The EU and Morocco have a longstanding common history. Their ties have deepened over the last decades through several international agreements: An association agreement in 1996, a fisheries agreement in 2007, advanced status in 2008, and an agricultural agreement in 2012.
Today, some of these trade agreements are being questioned in the wake of ECJ rulings. In early January, ECJ advocate-general Melchior Wathelet argued that the current fisheries agreement was invalid, because it includes the territories of the western Sahara. Against this background, it’s worth bearing a few things in mind.
First, the EU-Morocco fisheries agreement is mutually beneficial. On the EU side, it provides jobs and activities to European fishermen; more than 120 vessels set sail regularly from Europe to the waters of the Sahara. consumer benefit from this agreement, given the high-value of the catches entering the European market.
Meanwhile, the positive consequences for the local populations of Sahara are non-questionable. The cities of Laâyoune, Boujdour, Dakhla, have developed an economy centered around the fisheries industry. Each euro invested in the Western Sahara - the EU has provided €40m in funding - has resulted in economic activities worth three times that amount.
Clearly, EU investments in the Western Sahara benefit the people living in the region. This is my first response to the questions raised by the advocate-general; the European Commission is carrying out further investigations which should confirm these facts.
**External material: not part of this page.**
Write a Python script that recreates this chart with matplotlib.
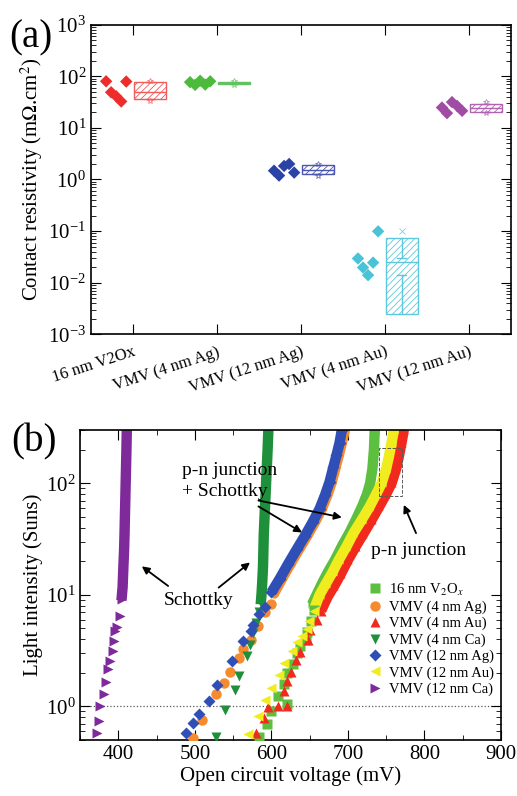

Consultations were held with NGOs in Rabat and Brussels, including members of the Polisario Front, which aims to end Moroccan presence in the Western Sahara. The scope of these consultations was wide, ensuring the legitimacy of the process. This is my second response to the legal issues raised by Wathelet.
However, the EU should not limit its relations with Morocco to recent legal events. EU-Morocco relations are about more than trade - they encompass many more issues, such as the fight against terrorism, radicalisation, the development of an in-depth economic area and the construction of an area of cooperation between Africa and Europe, where Morocco can act as a springboard. The fight against terrorism, migration and economic development represent the three pillars of our diplomatic ties with Morocco.
It’s important to remember that in 2015, 2016 and 2017, terror attacks in Europe were prevented thanks to our cooperation with Moroccan intelligence. The EU has a strategic interest in deepening its security and intelligence cooperation with Morocco.
As the eastern migration gate closes following the EU agreement with Turkey, new roads are emerging. A reshaping of migration flows is taking place, where western flows are gradually becoming stronger. Morocco has gone from being a transit country to being a host country, putting more and more pressure on its external borders, including those with Europe. As such, the EU cannot ignore the necessity to work closely with its neighbour partners, namely Morocco. It means we need to re-start a discussion on migration and we need to step up EU financial actions towards Morocco and Africa to help the economic development in this part of the world in order to tackle the root causes of migration.
Our discussion with Morocco should evolve towards a policy of strategic investments. Morocco should be able to take part in EU-wide policies, such as the single digital market, and it should also be able to work on strategic common projects such as a physical motorway bridge between Morocco and Spain.
All these points should be the strategic priorities of the EU-Morocco relationship, the bigger picture we should always have in mind. This is what I will focus on over the next year in the European Parliament as regards EU-Morocco policies and EU external policies.